PS When have the New York Dolls strip club ever flew a plane in to two towers, killing 3,000 people?
Next to the familiar Timothy McVeigh diatribe, a very poor analogy.
Seriously, what makes a site sacred? Some bone and pottery fragments, no larger than a human fingernail, were found near a pipeline construction site near San Diego, causing a work cease due to a sudden declaration by a local Indian tribe that this ground was sacred, even though nobody know about it before and it had never been document nor conveyed to anybody. Now the real costs in the delay of the project, which is slated to provide water to over 30,000 in San Diego, is on hold, and a possible re-design of the waterway is feared to exceed $ 10,000,000.00 –
Whatever happened to “ashes to ashes, dust to dust”? If we hold any and all sites “sacred” (loved your example of closing a highway because your loved one was killed by a drunk driver), we will be treading on eggshells very quickly – please, let’s get real!
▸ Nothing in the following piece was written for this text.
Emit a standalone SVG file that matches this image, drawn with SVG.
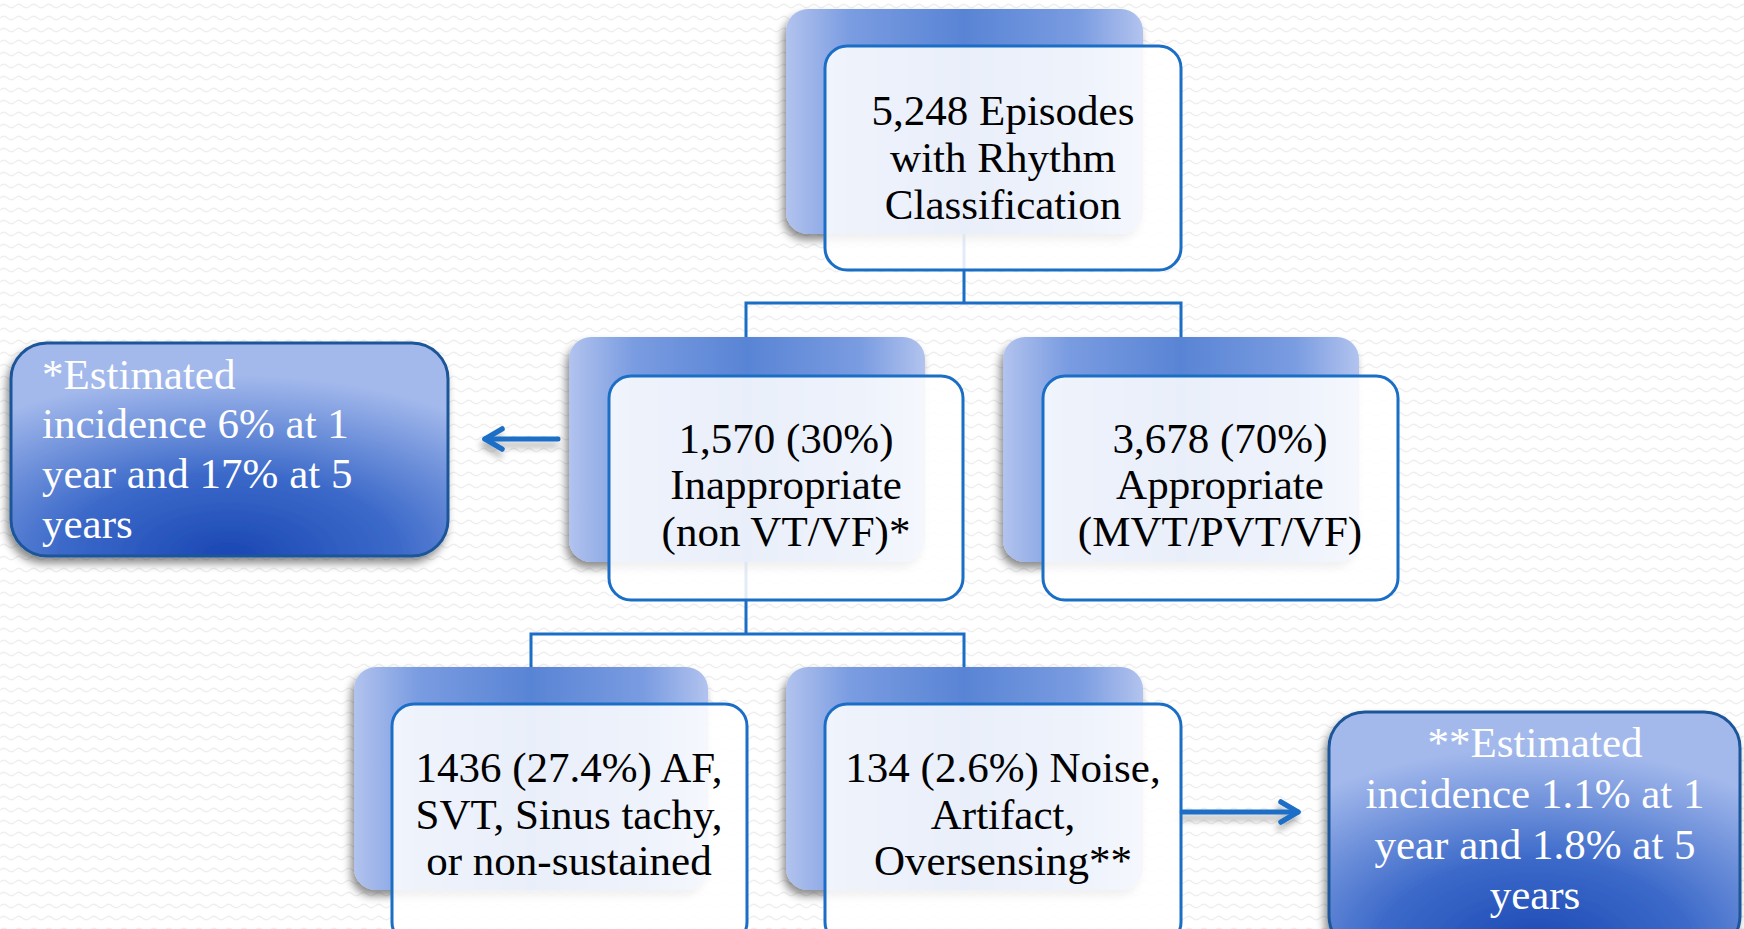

Just so happened to stumble onto this great article serendipitously. It poses a very intelligent idea that I am sure would be argued until pigs fly. We all live our lives based on degrees of comfort. As an example, say us Americans allow for such a building to be erected, what proximity is sufficient? 5 blocks further? 1 mile further? Another state? So, where is the comfort for the majority of us? And, more importantly, is it moral, ethical, or allowed under the Constitution? This is a great opportunity for us Americans to show the world that we are the world. Let’s not mess this up.
I read your piece in AMNY today. I sought out your website to respond. **THANK YOU** Ellis, for saying what some of us have indeed been thinking and talking about for quite a while.
Your article reflects my thoughts regarding “Sacred Ground” that go back all the way to the debate over the rebuilding of Ground Zero. As you eloquently pointed out in your article, the concept of “Sacred Ground” is subjective. Native Americans could argue there are vast areas of this country considered “Sacred Ground” which was taken as the US was colonized. Should there not be an uproar then about all the buildings and cities already built on “Sacred Ground”? We both can surmise what the answer to that would be.
What happened on that clear September day 9 years ago is a tragedy, but again as you point out, death is a tragedy no matter how it happens for the loved ones who are left behind. Let me propose this, our memories of our loved ones who have crossed over are what should be sacred to us and everytime we have a loving memory of them it is the place we are standing on at that moment that is “Sacred Ground”.